The pre-production meetings for THE ACCUSED must have gone something like this, PRODUCER: "Rape is a bad thing." DIRECTOR: "I would hate to be raped." SCREENWRITER: "So would I." PRODUCER: "Ok - let's film." for this is how the film plays out - Foster approaches her character, Sarah Tobias, with intelligence, but the script and the overall pitch of the film is simpleton-level. It sets up an interesting dilemna, then refuses to explore it.
Sarah's a hard working person, and on the weekends she likes to get tanked, go out to bars and flirt with strangers. That's great, sounds like me actually, but even I would think twice before heading to the back room of the seediest bar in town, where big, well built working class men lurk in the corners, and proceed to hitch up my skirt and blow on a joint. Sarah wants to have a good time, but she's gotta know that's the wrong place to be doing it. It's just irresponsible behaviour on her part, and, commendably, the film doesn't shy away from presenting it as such.

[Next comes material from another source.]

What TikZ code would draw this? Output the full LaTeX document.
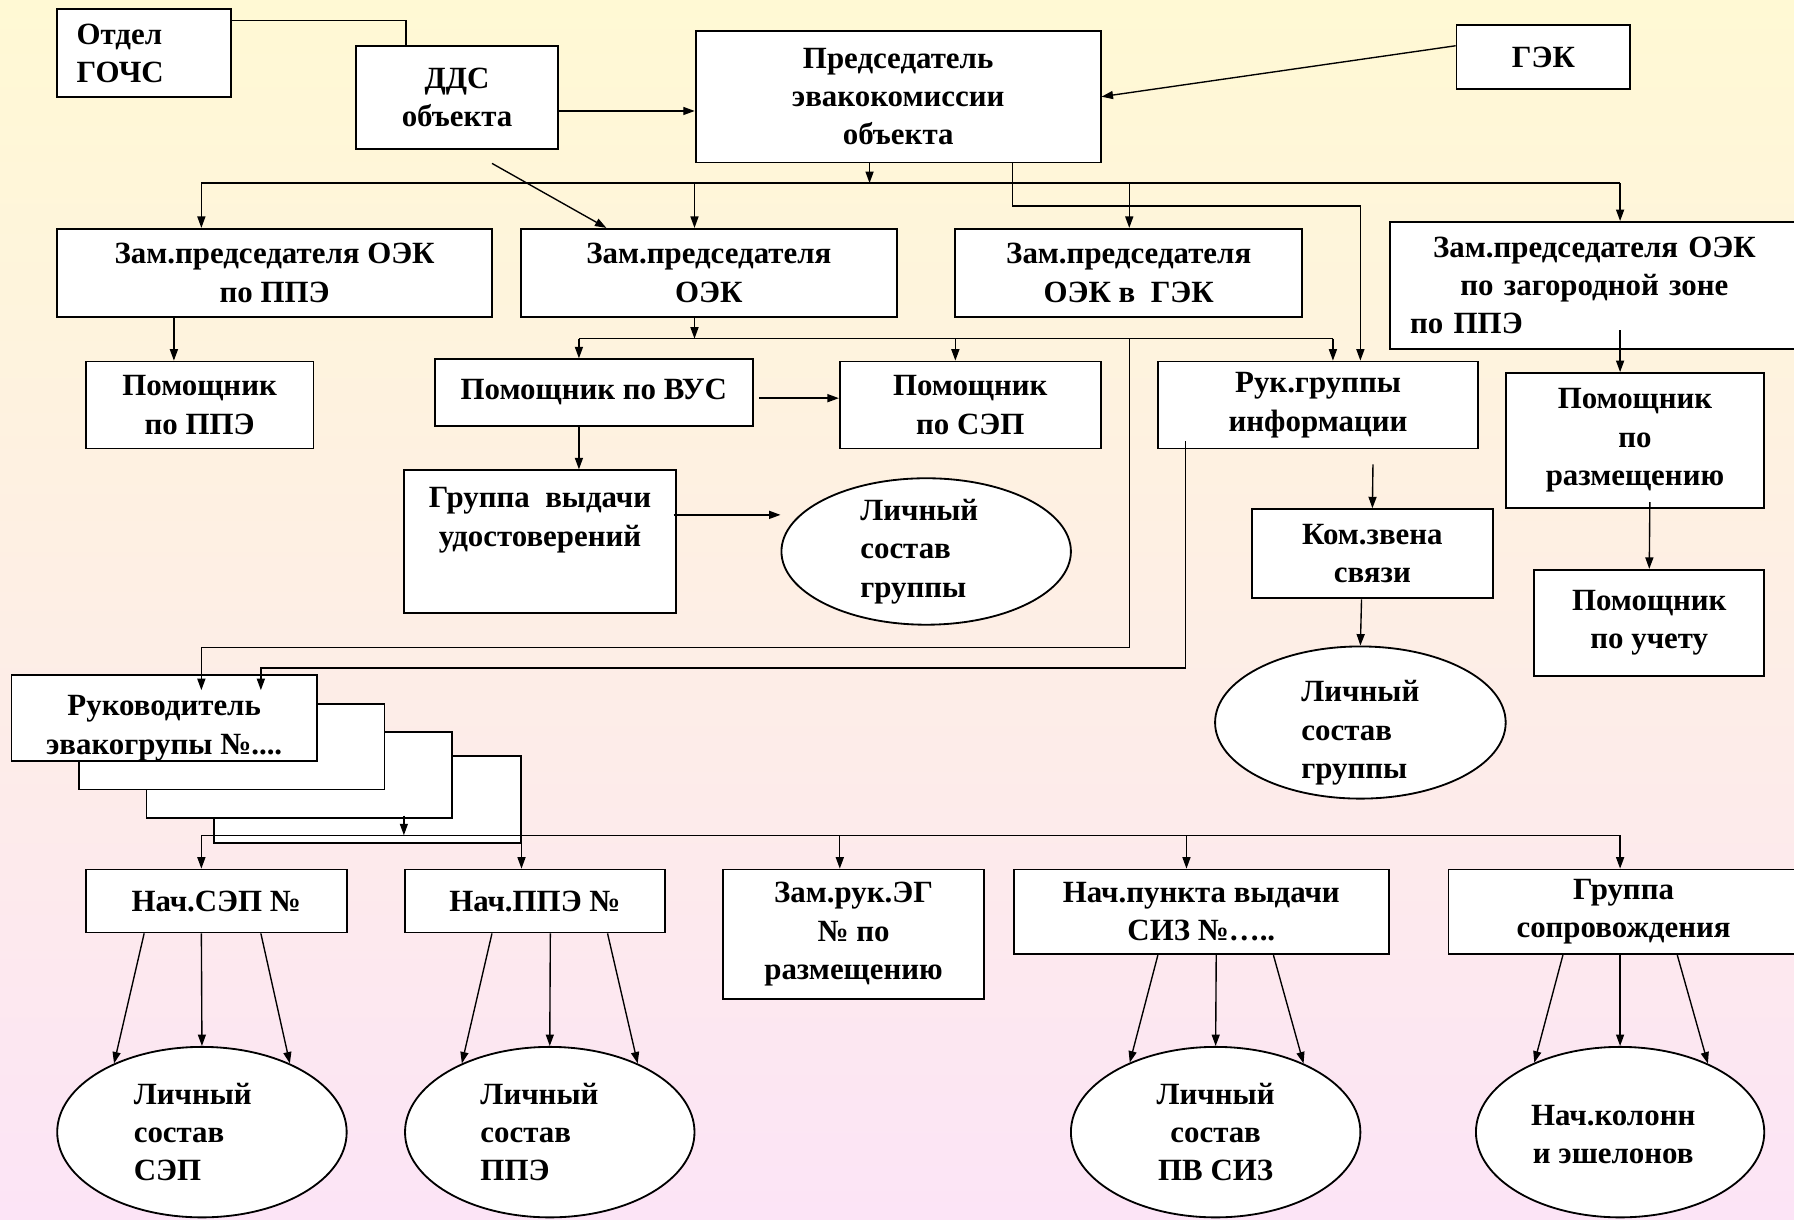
\documentclass[tikz,border=0pt]{standalone}
\usepackage{fontspec}
\setmainfont{Liberation Serif}
\usetikzlibrary{arrows.meta,shapes.geometric}
\definecolor{bgtop}{RGB}{255,249,212}
\definecolor{bgmid}{RGB}{254,238,230}
\definecolor{bgbot}{RGB}{252,228,246}
\tikzset{
  box/.style={draw=black, fill=white, line width=1.6pt, rectangle, inner sep=0pt, align=center,
    font=\bfseries\fontsize{27}{33.5}\selectfont},
  ell/.style={draw=black, fill=white, ellipse, line width=1.6pt, inner sep=0pt},
  lbl/.style={inner sep=0pt, align=left, font=\bfseries\fontsize{27}{33.5}\selectfont},
  arr/.style={-{Triangle[length=10pt,width=7pt]}, line width=1.2pt},
  ln/.style={line width=1.2pt}
}
\begin{document}
\begin{tikzpicture}[x=1pt,y=-1pt]
\useasboundingbox (0,0) rectangle (1568,1066);
\shade[top color=bgtop, middle color=bgmid, bottom color=bgbot] (0,0) rectangle (1568,1066);

% top row
\node[box, minimum width=152pt, minimum height=77pt, text width=118pt, align=left] (gochs) at (126,46.5) {Отдел\\ГОЧС};
\node[box, minimum width=177pt, minimum height=90pt] (dds) at (399.5,85) {ДДС\\объекта};
\node[box, minimum width=354pt, minimum height=115pt] (pred) at (785,84.5) {Председатель\\эвакокомиссии\\объекта};
\node[box, minimum width=152pt, minimum height=56pt] (gek) at (1349,50) {ГЭК};

% second row
\node[box, minimum width=380pt, minimum height=77pt] (zam1) at (240,238.5) {Зам.председателя ОЭК\\по ППЭ};
\node[box, minimum width=329pt, minimum height=77pt] (zam2) at (619.5,238.5) {Зам.председателя\\ОЭК};
\node[box, minimum width=303pt, minimum height=77pt] (zam3) at (986.5,238.5) {Зам.председателя\\ОЭК в\ \ ГЭК};
\node[box, minimum width=357pt, minimum height=111pt, text width=322pt] (zone) at (1393.5,249.5) {Зам.председателя ОЭК\\по загородной зоне\\\makebox[322pt][l]{по ППЭ}};

% third level
\node[box, minimum width=199pt, minimum height=76pt] (pomppe) at (174.5,354) {Помощник\\по ППЭ};
\node[box, minimum width=278pt, minimum height=58pt] (vus) at (519,343) {Помощник по ВУС};
\node[box, minimum width=228pt, minimum height=76pt] (sep) at (848,354) {Помощник\\по СЭП};
\node[box, minimum width=238pt, minimum height=125pt] (gvu) at (472,473.5) {Группа\ \ выдачи\\удостоверений\\\strut};
\node[ell, minimum width=253pt, minimum height=128pt,
  label={[lbl, xshift=-6pt]center:{Личный\\состав\\группы}}] (ell1) at (809.5,482) {};
\node[box, minimum width=280pt, minimum height=76pt] (ruk) at (1152,354) {Рук.группы\\информации};
\node[box, minimum width=211pt, minimum height=78pt] (kom) at (1199.5,484) {Ком.звена\\связи};
\node[ell, minimum width=254pt, minimum height=133pt,
  label={[lbl, yshift=-9pt]center:{Личный\\состав\\группы}}] (ell2) at (1189,631.5) {};
\node[box, minimum width=226pt, minimum height=118pt] (pomrazm) at (1429,385) {Помощник\\по\\размещению};
\node[box, minimum width=201pt, minimum height=93pt] (pomuch) at (1441.5,544.5) {Помощник\\по учету};

% stacked evacuation group boxes
\node[box, minimum width=268pt, minimum height=76pt] (st4) at (321,699) {};
\node[box, minimum width=267pt, minimum height=75pt] (st3) at (261.5,677.5) {};
\node[box, minimum width=267pt, minimum height=75pt] (st2) at (202.5,652.5) {};
\node[box, minimum width=267pt, minimum height=75pt,
  label={[lbl, align=center, yshift=-9pt]center:{Руководитель\\эвакогрупы №....}}] (rukev) at (143.5,627.5) {};

% bottom row
\node[box, minimum width=228pt, minimum height=55pt] (nsep) at (189,787.5) {Нач.СЭП №};
\node[box, minimum width=227pt, minimum height=55pt] (nppe) at (467.5,787.5) {Нач.ППЭ №};
\node[box, minimum width=228pt, minimum height=113pt] (zamruk) at (746,816.5) {Зам.рук.ЭГ\\№ по\\размещению};
\node[box, minimum width=328pt, minimum height=74pt] (npunkt) at (1050,797) {Нач.пункта выдачи\\СИЗ №…..};
\node[box, minimum width=306pt, minimum height=74pt] (grsop) at (1419,797) {Группа\\сопровождения};

\node[ell, minimum width=253pt, minimum height=149pt,
  label={[lbl, xshift=-8pt]center:{Личный\\состав\\СЭП}}] (lsep) at (176.5,989.5) {};
\node[ell, minimum width=253pt, minimum height=149pt,
  label={[lbl, xshift=-9pt]center:{Личный\\состав\\ППЭ}}] (lppe) at (480.5,989.5) {};
\node[ell, minimum width=253pt, minimum height=149pt,
  label={[lbl, align=center]center:{Личный\\состав\\ПВ СИЗ}}] (lsiz) at (1062.5,989.5) {};
\node[ell, minimum width=252pt, minimum height=149pt,
  label={[lbl, align=center, xshift=-6pt, yshift=-2pt]center:{Нач.колонн\\и эшелонов}}] (lkol) at (1416,989.5) {};

% coordinates
\coordinate (k1) at (355,18);
\coordinate (k2) at (488,97);
\coordinate (j1) at (760,160);
\coordinate (b1w) at (176,160);
\coordinate (b1a) at (607,160);
\coordinate (b1b) at (987,160);
\coordinate (b1e) at (1416,160);
\coordinate (k5) at (885,180);
\coordinate (k6) at (1189,180);
\coordinate (k4) at (530,200);
\coordinate (k7) at (152,300);
\coordinate (j2) at (607,296);
\coordinate (b2w) at (506,296);
\coordinate (b2a) at (835,296);
\coordinate (b2b) at (987,296);
\coordinate (b2e) at (1165,296);
\coordinate (k8) at (987,566);
\coordinate (k9) at (176,566);
\coordinate (k10) at (1036,584);
\coordinate (k11) at (228,584);
\coordinate (j3) at (353,730);
\coordinate (b3w) at (176,730);
\coordinate (b3a) at (734,730);
\coordinate (b3b) at (1037,730);
\coordinate (b3e) at (1416,730);

% connectors top
\draw[ln] (gochs.east |- k1) -- (k1) -- (k1 |- dds.north);
\draw[arr] (dds.east |- k2) -- (pred.west |- k2);
\draw[arr] ([yshift=10pt]gek.west) -- (pred.east);
\draw[arr] (pred.south -| j1) -- (j1);
\draw[ln] (b1w) -- (b1e);
\draw[arr] (b1w) -- (b1w |- zam1.north);
\draw[arr] (b1a) -- (b1a |- zam2.north);
\draw[arr] (b1b) -- (b1b |- zam3.north);
\draw[arr] (b1e) -- (b1e |- zone.north);
\draw[arr] ([xshift=30.5pt,yshift=-12pt]dds.south) -- (k4 |- zam2.north);
\draw[arr] (pred.south -| k5) -- (k5) -- (k6) -- (k6 |- ruk.north);

% level 2-3
\draw[arr] (zam1.south -| k7) -- (pomppe.north -| k7);
\draw[arr] (zam2.south -| j2) -- (j2);
\draw[ln] (b2w) -- (b2e);
\draw[arr] (b2w) -- (b2w |- vus.north);
\draw[arr] (b2a) -- (b2a |- sep.north);
\draw[arr] (b2e) -- (b2e |- ruk.north);
\draw[arr] (b2b) -- (k8) -- (k9) -- ([xshift=32.5pt,yshift=-14pt]rukev.north);
\draw[arr] ([xshift=-116pt,yshift=7pt]ruk.south) -- (k10) -- (k11) -- ([xshift=84.5pt,yshift=-14pt]rukev.north);
\draw[arr] ([xshift=5pt,yshift=-5pt]vus.east) -- ([yshift=6pt]sep.west);
\draw[arr] ([xshift=-13pt]vus.south) -- ([xshift=34pt]gvu.north);
\draw[arr] ([xshift=-3pt,yshift=23.5pt]gvu.east) -- ([yshift=32pt]ell1.west);
\draw[arr] ([xshift=48pt,yshift=-13pt]ruk.south) -- (kom.north);
\draw[arr] ([xshift=-9.5pt]kom.south) -- (ell2.north);
\draw[arr] ([xshift=22.5pt,yshift=17pt]zone.south) -- ([xshift=-13pt]pomrazm.north);
\draw[arr] ([xshift=13pt,yshift=6pt]pomrazm.south) -- (pomuch.north);

% bottom bus
\draw[arr] ([xshift=91.5pt,yshift=3pt]st3.south) -- (j3);
\draw[ln] (b3w) -- (b3e);
\draw[arr] (b3w) -- (b3w |- nsep.north);
\draw[arr] (b3a) -- (b3a |- zamruk.north);
\draw[arr] (b3b) -- (b3b |- npunkt.north);
\draw[arr] (b3e) -- (b3e |- grsop.north);
\draw[arr] (st4.north east) -- (st4.north east |- nppe.north);

% fans to circles
\draw[arr] ([xshift=-63pt]nsep.south) -- (lsep.142);
\draw[arr] ([xshift=-13pt]nsep.south) -- (lsep.north);
\draw[arr] ([xshift=39pt]nsep.south) -- (lsep.38);
\draw[arr] ([xshift=-37.5pt]nppe.south) -- (lppe.142);
\draw[arr] ([xshift=13.5pt]nppe.south) -- (lppe.north);
\draw[arr] ([xshift=63.5pt]nppe.south) -- (lppe.38);
\draw[arr] ([xshift=-38pt]npunkt.south) -- (lsiz.141);
\draw[arr] ([xshift=13pt]npunkt.south) -- (lsiz.north);
\draw[arr] ([xshift=63pt]npunkt.south) -- (lsiz.38);
\draw[arr] ([xshift=-53pt]grsop.south) -- (lkol.141);
\draw[arr] ([xshift=-3pt]grsop.south) -- (lkol.north);
\draw[arr] ([xshift=47pt]grsop.south) -- (lkol.38);
\end{tikzpicture}
\end{document}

After the rape, though, the film changes it's mind. Suddenly, Foster has a new role to play: Saint Sarah, short-changed by life (bad boyfriend, distant mother, no money) and in need of just one "fair go" from the "system". (Tellingly, she lops off her hair, and spends the second half of the movie looking like a working class Princess Diana. She even reveals a surprising gift for astrology, and a communion with the animal kingdom, as if demonstrating a connection with the Divine). The film turns her violent rape into her ticket to salvation - if she can punish the offenders, and be proven innocent of any implication in the incident herself, she can be sanctified, proven good, and fly off to rape-survivor heaven.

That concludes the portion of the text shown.